L’argent ne fait pas le bonheur.
On le sait bien et on n’a jamais cessé de l’écrire, John Boorman était capable de tout (je dis était parce qu’il y a belle lurette qu’il ne tourne plus).
Du meilleur, de l’exceptionnel, (Délivrance et Excalibur), du ridicule, (Zardoz), du décontenançant, (L’exorciste II), du niais décoratif, (La forêt d’émeraude).
Mais il me semble aussi que son cinéma ne laisse jamais indifférent, quelles que soient ses fissures. Cela étant, il est vrai que je n’ai pas vu ses films les plus récents, ni Hope and glory, ni Rangoon (dont on m’a dit grand bien), ni Le tailleur de Panama.
Il faudra que je répare ces failles.
Des failles, y en a-t-il dans Le point de non-retour dont je n’avais jamais entendu parler et que je viens de découvrir avec volupté ? Oui, bien sûr, les invraisemblances du scénario, la kyrielle d’heureux hasards qui surviennent au moment où le héros en a besoin et qui lui permettent d’avancer à pas pressés dans sa quête obstinée à tout moment répétée : Je veux mon argent. On sait bien que la quasi-totalité de ces films violents où un homme seul – ou presque seul – s’attaque à une organisation criminelle tentaculaire d’apparence omnipotente exige du spectateur de la participation et une certaine abdication de son esprit critique. Mais là, ça fait beaucoup.
Et toutefois on marche à plein régime ! D’abord parce que le personnage principal, Walker, taciturne et indestructible est merveilleusement interprété par Lee Marvin qui n’a peut-être jamais été aussi bon (bien que dans Canicule…) ; et que ce personnage, ce truand dont on ne saura pas grand-chose de la vie passée, surtout pas le prénom, est, en soi, absolument fascinant.
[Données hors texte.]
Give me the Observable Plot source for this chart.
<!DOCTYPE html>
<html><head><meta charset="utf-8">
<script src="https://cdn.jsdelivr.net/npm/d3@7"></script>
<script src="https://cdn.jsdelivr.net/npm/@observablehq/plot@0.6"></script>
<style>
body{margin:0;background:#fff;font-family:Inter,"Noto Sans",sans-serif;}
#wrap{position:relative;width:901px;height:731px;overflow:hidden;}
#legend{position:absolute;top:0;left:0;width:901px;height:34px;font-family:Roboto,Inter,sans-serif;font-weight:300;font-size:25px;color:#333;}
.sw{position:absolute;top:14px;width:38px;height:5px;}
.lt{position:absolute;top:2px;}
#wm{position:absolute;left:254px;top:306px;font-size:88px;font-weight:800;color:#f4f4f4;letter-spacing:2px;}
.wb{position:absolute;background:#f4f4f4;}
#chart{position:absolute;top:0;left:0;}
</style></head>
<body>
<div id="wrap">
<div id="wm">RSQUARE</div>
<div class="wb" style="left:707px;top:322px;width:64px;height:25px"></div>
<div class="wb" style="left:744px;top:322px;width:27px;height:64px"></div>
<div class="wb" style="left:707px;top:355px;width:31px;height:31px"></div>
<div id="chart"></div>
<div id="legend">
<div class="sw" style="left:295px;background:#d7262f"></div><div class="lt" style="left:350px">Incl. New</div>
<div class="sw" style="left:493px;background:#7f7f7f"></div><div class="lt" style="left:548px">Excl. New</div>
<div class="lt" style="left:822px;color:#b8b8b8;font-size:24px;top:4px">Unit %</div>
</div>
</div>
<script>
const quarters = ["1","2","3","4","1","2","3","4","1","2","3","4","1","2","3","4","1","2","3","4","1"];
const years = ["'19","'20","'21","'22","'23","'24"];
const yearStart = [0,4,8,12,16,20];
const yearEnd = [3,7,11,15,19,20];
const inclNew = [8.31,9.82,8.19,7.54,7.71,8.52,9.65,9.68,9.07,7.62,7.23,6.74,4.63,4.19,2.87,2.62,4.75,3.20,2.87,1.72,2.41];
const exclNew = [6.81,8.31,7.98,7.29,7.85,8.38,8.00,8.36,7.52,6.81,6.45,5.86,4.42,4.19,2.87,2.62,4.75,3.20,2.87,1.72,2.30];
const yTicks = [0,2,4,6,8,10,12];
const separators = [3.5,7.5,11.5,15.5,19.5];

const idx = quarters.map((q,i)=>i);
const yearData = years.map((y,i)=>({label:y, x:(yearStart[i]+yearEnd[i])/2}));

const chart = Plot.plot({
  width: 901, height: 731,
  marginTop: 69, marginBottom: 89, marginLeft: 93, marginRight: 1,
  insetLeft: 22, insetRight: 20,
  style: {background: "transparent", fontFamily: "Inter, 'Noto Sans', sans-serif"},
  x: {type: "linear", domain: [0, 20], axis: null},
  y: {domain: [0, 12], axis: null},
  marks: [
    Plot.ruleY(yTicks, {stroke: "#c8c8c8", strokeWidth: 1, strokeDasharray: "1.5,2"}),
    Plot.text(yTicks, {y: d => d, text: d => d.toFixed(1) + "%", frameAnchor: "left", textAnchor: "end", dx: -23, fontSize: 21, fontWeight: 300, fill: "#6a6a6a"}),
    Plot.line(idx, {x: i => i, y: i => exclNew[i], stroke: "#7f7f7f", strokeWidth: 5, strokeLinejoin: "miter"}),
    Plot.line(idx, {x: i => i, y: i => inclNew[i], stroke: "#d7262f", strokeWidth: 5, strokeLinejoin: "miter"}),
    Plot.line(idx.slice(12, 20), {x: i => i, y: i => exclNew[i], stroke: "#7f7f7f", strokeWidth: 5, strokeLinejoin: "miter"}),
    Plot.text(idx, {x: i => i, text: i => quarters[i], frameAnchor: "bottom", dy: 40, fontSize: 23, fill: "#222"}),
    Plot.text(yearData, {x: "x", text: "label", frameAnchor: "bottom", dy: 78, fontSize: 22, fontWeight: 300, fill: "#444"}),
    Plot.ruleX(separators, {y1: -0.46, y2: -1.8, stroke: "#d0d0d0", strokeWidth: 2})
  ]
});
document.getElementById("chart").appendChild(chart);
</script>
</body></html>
Sa naïveté initiale : il accorde une absolue confiance à son ami Mal Reese (John Vernon) dont il ne s’est pas aperçu qu’il couchait avec sa femme Lynne (Sharon Acker) ; accomplit avec lui le coup qui devrait permettre à Reese de rembourser la dette qu’il a contractée avec la mystérieuse Organisation ; mais ne se méfie pas que ce faux-jeton veut garder pour lui tout le magot et reçoit deux coups de revolver. Il est laissé pour mort, ce qui ne l’empêche pas de regagner San Francisco à la nage, depuis la prison désaffectée d’Alcatraz où la péripétie a eu lieu : un bel exploit puisque les eaux de l’océan Pacifique sont à la modeste température de 10° et agitées par de tumultueux courants. Passons.
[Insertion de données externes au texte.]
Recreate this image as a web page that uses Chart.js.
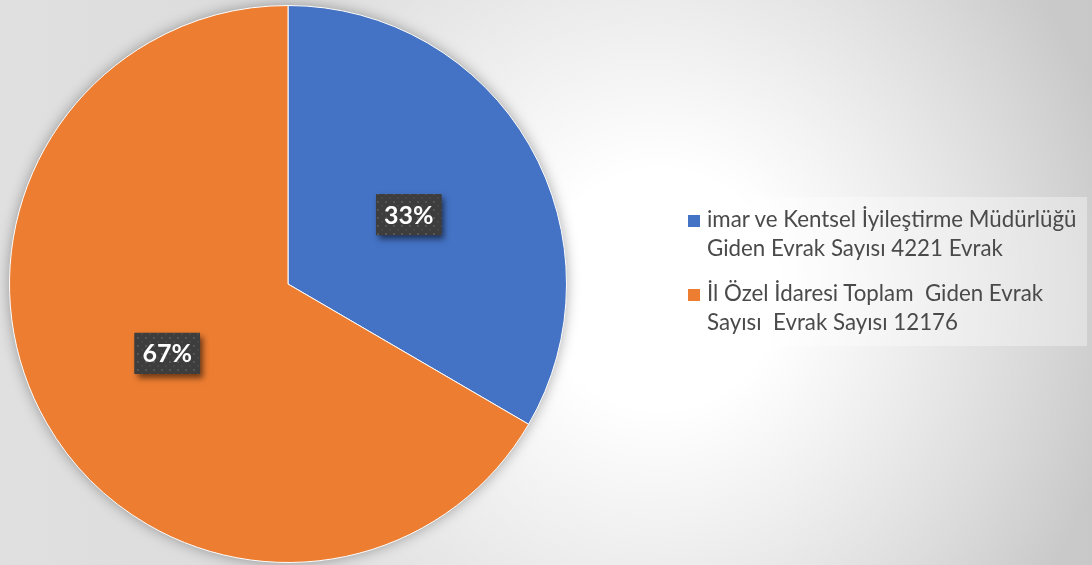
<!DOCTYPE html>
<html>
<head>
<meta charset="utf-8">
<script src="https://cdn.jsdelivr.net/npm/chart.js@4/dist/chart.umd.min.js"></script>
<style>
  html, body { margin: 0; padding: 0; }
  #wrap {
    position: relative; width: 1092px; height: 565px; overflow: hidden;
    background:
      radial-gradient(circle at 660px 290px, rgba(255,255,255,1) 0px, rgba(255,255,255,1) 120px, rgba(255,255,255,0) 480px),
      linear-gradient(to right, #e0e0e0 0%, #d6d6d6 60%, #c8c8c8 100%);
  }
  #wrap canvas { position: absolute; left: 0; top: 0; }
  .legend {
    position: absolute; left: 675px; top: 197px; width: 412px; height: 149px;
    background: rgba(255,255,255,0.35);
    font-family: Lato, sans-serif; font-size: 22.3px; line-height: 29px; color: #4a4a4a;
  }
  .legend .item { position: relative; padding-left: 32px; white-space: pre; }
  .legend .item:first-child { margin-top: 7px; }
  .legend .item + .item { margin-top: 16px; }
  .legend .box { position: absolute; left: 13px; top: 11px; width: 12px; height: 12px; }
</style>
</head>
<body>
<div id="wrap">
  <canvas id="pie" width="1092" height="565"></canvas>
  <div class="legend" id="legend"></div>
</div>
<script>
const labels = [
    ["imar ve Kentsel İyileştirme Müdürlüğü", "Giden Evrak Sayısı 4221 Evrak"],
    ["İl Özel İdaresi Toplam  Giden Evrak", "Sayısı  Evrak Sayısı 12176"]
];
const values = [33.4, 66.6];
const colors = ["#4472C4", "#ED7D31"];

const makePattern = (ctx) => {
    let c = document.createElement("canvas");
    c.width = 8;
    c.height = 8;
    let p = c.getContext("2d");
    p.fillStyle = "#3d3d3d";
    p.fillRect(0, 0, 8, 8);
    p.fillStyle = "#555555";
    p.fillRect(1, 1, 2, 2);
    p.fillStyle = "#474747";
    p.fillRect(5, 5, 2, 2);
    return ctx.createPattern(c, "repeat");
};

const pieShadow = {
    id: "pieShadow",
    beforeDatasetsDraw(chart) {
        let arc = chart.getDatasetMeta(0).data[0];
        let ctx = chart.ctx;
        ctx.save();
        ctx.shadowColor = "rgba(0,0,0,0.35)";
        ctx.shadowBlur = 14;
        ctx.beginPath();
        ctx.arc(arc.x, arc.y, arc.outerRadius, 0, Math.PI * 2);
        ctx.fillStyle = "#888";
        ctx.fill();
        ctx.restore();
    }
};

const percentLabels = {
    id: "percentLabels",
    afterDatasetsDraw(chart) {
        let ctx = chart.ctx;
        let data = chart.data.datasets[0].data;
        let total = data.reduce((a, b) => a + b, 0);
        let pattern = makePattern(ctx);
        chart.getDatasetMeta(0).data.forEach((arc, i) => {
            let pos = arc.getCenterPoint();
            let text = Math.round(data[i] / total * 100) + "%";
            ctx.save();
            ctx.font = "bold 25px Lato, sans-serif";
            let w = ctx.measureText(text).width + 16;
            let h = 41;
            let x = pos.x - w / 2;
            let y = pos.y - h / 2;
            ctx.shadowColor = "rgba(0,0,0,0.55)";
            ctx.shadowBlur = 6;
            ctx.shadowOffsetX = 3;
            ctx.shadowOffsetY = 4;
            ctx.fillStyle = "#3d3d3d";
            ctx.fillRect(x, y, w, h);
            ctx.shadowColor = "transparent";
            ctx.fillStyle = pattern;
            ctx.fillRect(x, y, w, h);
            ctx.fillStyle = "#ffffff";
            ctx.textAlign = "center";
            ctx.textBaseline = "middle";
            ctx.fillText(text, pos.x, pos.y + 1);
            ctx.restore();
        });
    }
};

const drawLegend = () => {
    let legend = document.getElementById("legend");
    labels.forEach((lines, i) => {
        let item = document.createElement("div");
        item.className = "item";
        let box = document.createElement("span");
        box.className = "box";
        box.style.background = colors[i];
        item.appendChild(box);
        item.appendChild(document.createTextNode(lines.join("\n")));
        legend.appendChild(item);
    });
};

let chx = document.getElementById("pie");
new Chart(chx, {
    type: "pie",
    data: {
        labels: labels,
        datasets: [{
            data: values,
            backgroundColor: colors,
            borderColor: "#ffffff",
            borderWidth: 1,
            hoverOffset: 0
        }]
    },
    options: {
        responsive: false,
        animation: false,
        events: [],
        layout: {
            padding: { top: 5, bottom: 2, left: 9, right: 525 }
        },
        plugins: {
            legend: { display: false },
            tooltip: { enabled: false }
        }
    },
    plugins: [pieShadow, percentLabels]
});

drawLegend();
</script>
</body>
</html>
Son obstination continue : sa volonté forcenée de récupérer sa part du butin, les 93.000 $ qu’il exige (Je veux mon argent !) en passant sur tous les obstacles, en les écrasant, même. Il est vrai que, pour remonter la filière, retrouver son ancien ami et complice et, consécutivement, toute la filière il est particulièrement aidé, guidé, conduit par Yost (Keenan Wynn) qui lui ouvre des voies et lui livre des secrets. Nouvelle petite faiblesse du scénario : il faut être bien ballot pour ne pas comprendre d’emblée que ce personnage d’apparence mystérieuse est en fait le patron de la fameuse Organisation qui, comme tous les chefs mafieux de quelque envergure se préoccupe avant tout de couper les ailes de ses numéros 2 et 3, qu’il soupçonne, évidemment à raison, de vouloir prendre sa place.
Et finalement son indifférence à tout : comment comprendre, sinon, que les adversaires abattus et la place étant désormais nette, il la laisse abandonnée parce que, tout simplement sans doute, il s’en fiche, il a accompli son chemin ?
Le film de John Boorman est plein de séquences superbes, dont on se souvient : la marche de Walker vers son destin, rythmée bruyamment par ses pas dans les longs couloirs d’un aéroport pendant que sa femme Lynn se pomponne ; l’algarade violente entre Walker et sa belle-sœur Chris (Angie Dickinson) qui concluent enfin leur mutuelle attirance les longues perspectives du canal de dérivation où un tireur d’élite assassine tranquillement qui il doit tuer ; l’agacement des pontes de l‘Organisation devant les si petites exigences de Walker (moins de 100.000 $, alors qu’elle brasse des centaines de millions).
Très bon film, malgré sa structure un peu simpliste, son scénario trop emberlificoté, ses personnages sans épaisseur (hormis son héros principal). Très efficace et bien tourné. Boorman s’annonçait bien.